The rapid globalization of financial markets in recent years has cast into stark relief issues surrounding the international reach of U.S. securities laws. Since the federal securities laws are silent on their international reach, federal courts developed tests, including the conduct test, which focuses on the nature of the conduct within the U.S. as it relates to carrying out the alleged fraudulent scheme

A three-way split has developed among the federal Circuit Courts of Appeal as to the proper scope of jurisdiction when conduct within the US results in fraud in connection with a transaction outside the U.S. The predominant difference among the Circuits is the degree to which the U.S.-based conduct must be related causally to the fraud and the resulting harm to justify the application of the federal securities laws.The Third, Eighth and Ninth Circuits have held that jurisdiction may be exercised when conduct within the U.S. furthered the alleged fraud The Second, Fifth and Seventh Circuits have established a more restrictive test, holding that jurisdiction may be exercised only when conduct occurring within the U.S. directly caused the alleged losses.

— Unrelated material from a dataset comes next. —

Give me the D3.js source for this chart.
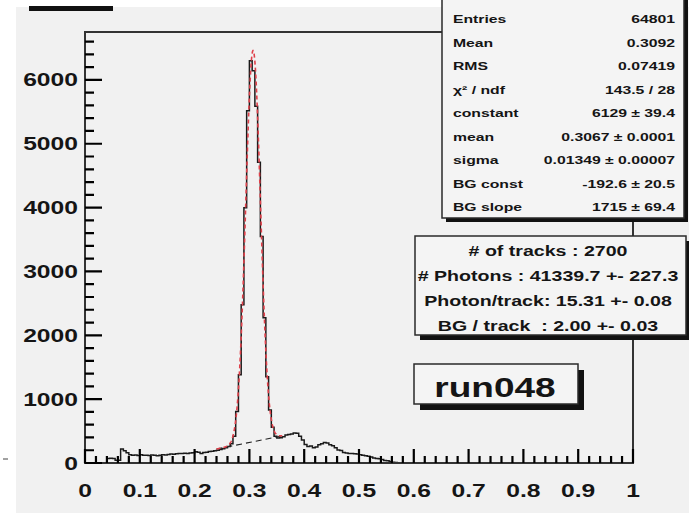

Finally, the District of Columbia Circuit has adopted the most stringent test, holding that jurisdiction is proper only when the fraudulent statements or misrepresentations originate in the United States, are made with scienter and in connection with the purchase or sale of securities, and directly cause the harm to those who claim to be defrauded, even if reliance and damages occur elsewhere.

In their merits brief, the investors said that the Second Circuit ruling diminishes the effectiveness of the Exchange Act and divests the SEC of critical enforcement powers. There is no jurisdictional safe harbor in the Exchange Act, said the brief, yet that is what the Second Circuit created, thereby allowing an unregulated launching point for fraud generated in the U.S. so long as the ultimate transaction was elsewhere.

According to the brief, the information that rendered the statements in Australia false was fabricated in the U.S. by a wholly-owned subsidiary of the Australian entity with the expectation that it would be distributed to foreign and domestic investors. The activity in the U.S. was, at the very least, part of a single fraudulent scheme to inflate the bank’s stock price.